By Joe Brockmeier, Red Hat
The CRI-O project (part of the former Kubernetes incubator) is busy working on the upcoming 1.11 release, which will be released in conjunction with the Kubernetes 1.11 release. It will have some interesting new features, but won’t lose sight of its stated No. 1 goal: to never break Kubernetes. Parallel to that goal is to run any OCI image from any registry (when the OCI distribution specification is finalized).
Historically, Kubernetes has worked with container runtimes that were designed to do many things: build container images, manage container security, manage container orchestration, inspect container images, etc. CRI-O, on the other hand, was designed just to support the functions Kubernetes needs to actually run containers.
Depending on Standards
CRI-O moves in lock-step with Kubernetes’ Container Runtime Interface (CRI), the API for container runtimes to integrate with a kubelet. CRI-O is aligned with the upstream Kubernetes releases, so any changes to the CRI in Kubernetes are supported in the matching release of CRI-O for that release. For example, the most recent CRI-O 1.10 release matches Kubernetes 1.10. CRI-O 1.11 will release with Kubernetes 1.11, and so forth.

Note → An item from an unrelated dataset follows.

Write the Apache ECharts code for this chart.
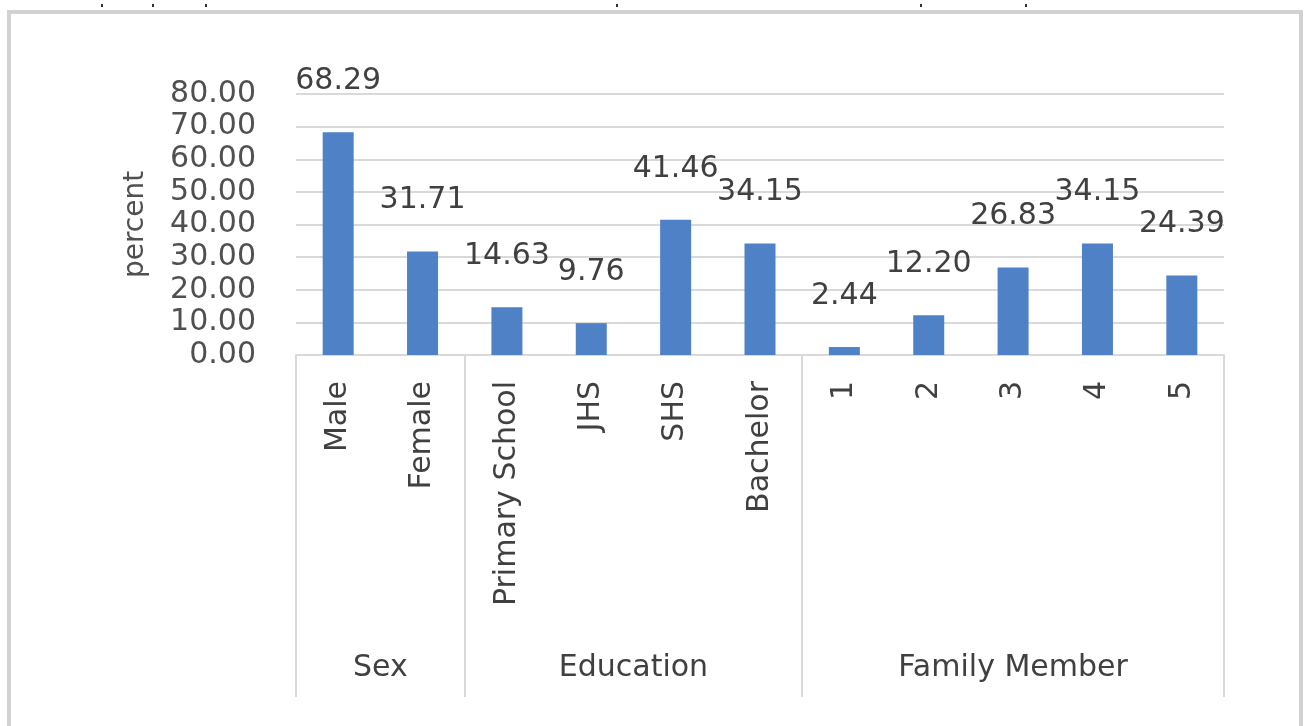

Most users these days are using Kubernetes with a version of Docker, but some organizations with different business needs might want to use new container types that haven’t been implemented yet, or others like Kata Containers. CRI-O opens the door for this by supporting any OCI images and runtimes.
Here’s how it works:
- Kubernetes asks the kubelet to start a pod
- The kubelet talks to the CRI-O daemon using the CRI
- CRI-O uses a library that implements the OCI standard to pull the image from a registry
- CRI-O uses another standard library to unpack the container image for use
- CRI-O then generates a JSON file that describes how the container is to be run
- Next, CRI-O launches an OCI-compatible runtime (currently runc or the Clear Containers runtime) to run the container processes
- A common process handles logging for the container and monitors the process
You might also be wondering about networking. Again, the idea is to have flexibility within a standard interface, so CRI-O uses the Container Networking Interface (CNI) to set up networking. Any CNI plugin can be used with CRI-O, giving users flexibility over their container networking stack as well.
CRI-O helps achieve what the OCI specifications and CRI API set out to do – make the container runtime an implementation detail that the end user doesn’t have to worry about. Worry about how Kubernetes works with your application, not how Kubernetes works with the container runtime.